Every day in practice, the Cardinal linemen and tight ends work on combination blocking, where there is an initial double-team and then one of the blockers peels off to seal a linebacker or safety.
"It was a solid unit when I got here," said Martin, a fourth-year junior. "We were getting more physical and power was becoming our identity, but it wasn’t like it is now. This is where our offense starts."
The Cardinal have won 15 consecutive games dating back to last season, the longest streak in the country, with the last 10 by at least 25 points.
It was not quite expected to be like that against the Huskies. But midway through the first quarter, Shaw noticed that the Huskies were playing both their safeties back, wary of being picked apart by Luck.
"We were getting good movement up front, so we said if they don’t change, we’re going to keep running the same four or five plays," Shaw said. "We talk about point of attack with our tight ends. We’re going to have a double-team someplace, so wherever that is we want to move them, and tonight we were getting really good movement."
It wasn’t just at the point of attack. Often enough, the Huskies had four, five and six defenders who were blocked in textbook fashion. Schwartzstein, the center, had several occasions in which he manhandled Huskies defensive tackle Alameda Ta’amu, a potential first-round pick, without any help. Ta’amu did not have a solo tackle or an assist, and the Huskies starting front four managed only three solo tackles.
When Stepfan Taylor raced 70 yards for a touchdown in the second quarter, one play after the Huskies closed within 17-14, he wasn’t touched.
"They wear you out and wear you down," Washington coach Steve Sarkisian said. "We defend the play, we defend the play, and the one time we get out of a gap — bang!
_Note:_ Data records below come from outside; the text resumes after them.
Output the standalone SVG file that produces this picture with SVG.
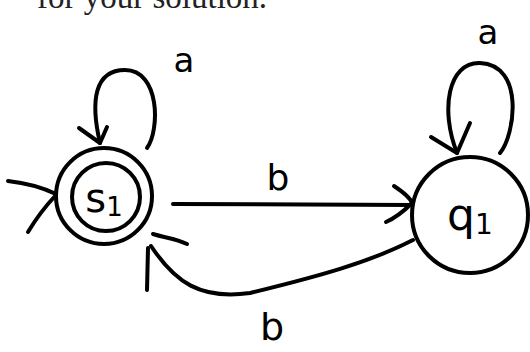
<svg xmlns="http://www.w3.org/2000/svg" width="530" height="352" viewBox="0 0 530 352">
<style>
.ln{fill:none;stroke:#000;stroke-width:4;stroke-linecap:round;stroke-linejoin:round}
.lbl{font-family:"DejaVu Sans","Liberation Sans",sans-serif;fill:#000}
.hdr{font-family:"Liberation Serif",serif;fill:#222;font-size:33px}
</style>
<rect width="530" height="352" fill="#fff"/>
<text class="hdr" x="37" y="8">for your solution.</text>
<g id="connectors">
  <g id="start">
    <path class="ln" d="M8,181 Q35,184 56,194"/>
    <path class="ln" d="M56,195 Q40,212 28,232"/>
  </g>
  <g id="loop-s1">
    <path class="ln" d="M147,148 C160,130 160,70 125,70 C95,70 90,100 100,143"/>
    <path class="ln" d="M79,128 L100,143 L107,127"/>
    <text class="lbl" x="184" y="72" font-size="34" text-anchor="middle">a</text>
  </g>
  <g id="s1-q1">
    <path class="ln" d="M173,204 L412,205"/>
    <path class="ln" d="M394,186 C400,190 410,197 412,203 C405,210 395,218 386,222"/>
    <text class="lbl" x="278" y="190" font-size="36" text-anchor="middle">b</text>
  </g>
  <g id="loop-q1">
    <path class="ln" d="M500,153 C515,135 525,65 480,63 C448,62 440,110 457,153"/>
    <path class="ln" d="M431,137 L457,153 L470,123"/>
    <text class="lbl" x="488" y="44" font-size="34" text-anchor="middle">a</text>
  </g>
  <g id="q1-s1">
    <path class="ln" d="M413,240 C370,262 320,276 250,293 C200,300 175,282 151,246"/>
    <path class="ln" d="M148,248 L147,290"/>
    <path class="ln" d="M153,234 C165,238 175,238 187,244"/>
    <text class="lbl" x="272" y="340" font-size="38" text-anchor="middle">b</text>
  </g>
</g>
<g id="s1">
  <circle class="ln" cx="104" cy="196" r="48"/>
  <circle class="ln" cx="106" cy="197" r="34"/>
  <text class="lbl" x="104" y="212" font-size="40" text-anchor="middle">s<tspan font-size="26" dy="4">1</tspan></text>
</g>
<g id="q1">
  <circle class="ln" cx="470" cy="215" r="58"/>
  <text class="lbl" x="470" y="230" font-size="44" text-anchor="middle">q<tspan font-size="28" dy="4">1</tspan></text>
</g>
</svg>
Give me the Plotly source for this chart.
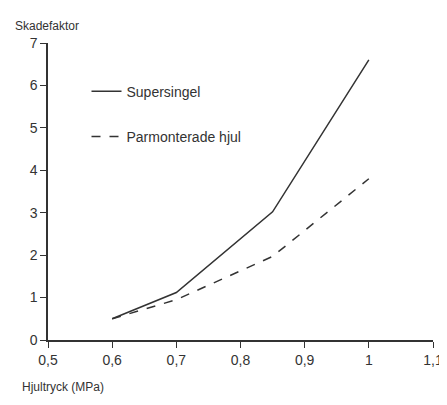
import plotly.graph_objects as go

x_vals = [0.6, 0.7, 0.85, 1.0]
super_vals = [0.5, 1.12, 3.02, 6.6]
parm_vals = [0.5, 0.95, 1.97, 3.8]
x_ticks = [0.5, 0.6, 0.7, 0.8, 0.9, 1.0, 1.1]
x_labels = ["0,5", "0,6", "0,7", "0,8", "0,9", "1", "1,1"]

fig = go.Figure()
fig.add_trace(go.Scatter(x=x_vals, y=super_vals, mode="lines", name="Supersingel",
                         legendgroup="a", line=dict(color="#333", width=1.5)))
fig.add_trace(go.Scatter(x=x_vals, y=parm_vals, mode="lines", name="Parmonterade hjul",
                         legendgroup="b", line=dict(color="#333", width=1.5, dash="dash")))
fig.update_layout(
    width=447, height=405, paper_bgcolor="white", plot_bgcolor="white",
    margin=dict(l=40, r=16, t=35, b=73),
    font=dict(family="Liberation Sans, Arial", size=13, color="#333"),
    legend=dict(x=0.1, y=0.89, xanchor="left", yanchor="top", bgcolor="rgba(0,0,0,0)",
                font=dict(size=14), tracegroupgap=24, traceorder="grouped"),
    xaxis=dict(range=[0.5, 1.1], tickvals=x_ticks, ticktext=x_labels, showgrid=False,
               showline=True, linecolor="#333", linewidth=1.5, ticks="outside",
               ticklen=6, tickcolor="#333", zeroline=False, mirror=False,
               tickfont=dict(size=14)),
    yaxis=dict(range=[0, 7], tickvals=list(range(8)), showgrid=False, showline=True,
               linecolor="#333", linewidth=1.5, ticks="outside", ticklen=6,
               tickcolor="#333", zeroline=False, tickfont=dict(size=14)),
    annotations=[
        dict(text="Skadefaktor", x=0, xref="paper", xanchor="left", y=1, yref="paper",
             yanchor="bottom", yshift=8, xshift=-35, showarrow=False, font=dict(size=12)),
        dict(text="Hjultryck (MPa)", x=0, xref="paper", xanchor="left", y=0, yref="paper",
             yanchor="top", yshift=-38, xshift=-28, showarrow=False, font=dict(size=12)),
    ],
)
fig.write_html("out.html")
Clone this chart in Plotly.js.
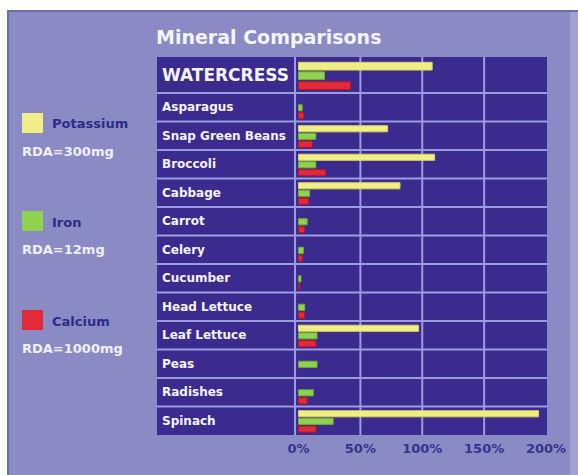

And it wasn’t a gain of 12, it was 50. They executed like a good team that knows their stuff."
Sarkisian, asked the last time he’d seen a line that dominant, did not hesitate.
"2005, USC," said Sarkisian, an assistant on that Trojans team that lost to Texas in the national championship game. "I watched it every game."
Perhaps the Trojans will stand up a little better to Stanford next week. If not, the Cardinal’s sternest test figures to be Nov. 12, when Stanford plays host to Oregon.
If Stanford stumbles anywhere, it will surely be because of its defense, which for a half looked suspect. The Cardinal clearly miss linebacker Shayne Skov, out of the year with a knee injury. And on Saturday it took a while to adjust to the absence of safety Delano Howell — a sure tackler — against the run. Twice, Washington tailback Chris Polk ripped off long touchdown runs, 46 and 61 yards. Had it not been for one bad kick — a 46-yard field-goal attempt that bounced off the upright — and one bad pass by quarterback Keith Price, which Michael Thomas returned 62 yards for a touchdown just before halftime, the Huskies might have proved more threatening.
As it was, the Cardinal defense rectified matters after halftime. It stopped the Huskies on three consecutive possessions — all without a first down — and by then Stanford was ahead by 34 points and without any worries.
Just hand the ball off, and watch the running backs go.
"It was a fun thing to be a part of," Luck said. "Every game we want to run the ball. Ever since I’ve been at Stanford, that’s what we try to hang our hat on and try to accomplish. It was working early, so don’t fix it if it ain’t broke, right?"
You don’t have to be a Stanford student to know that one.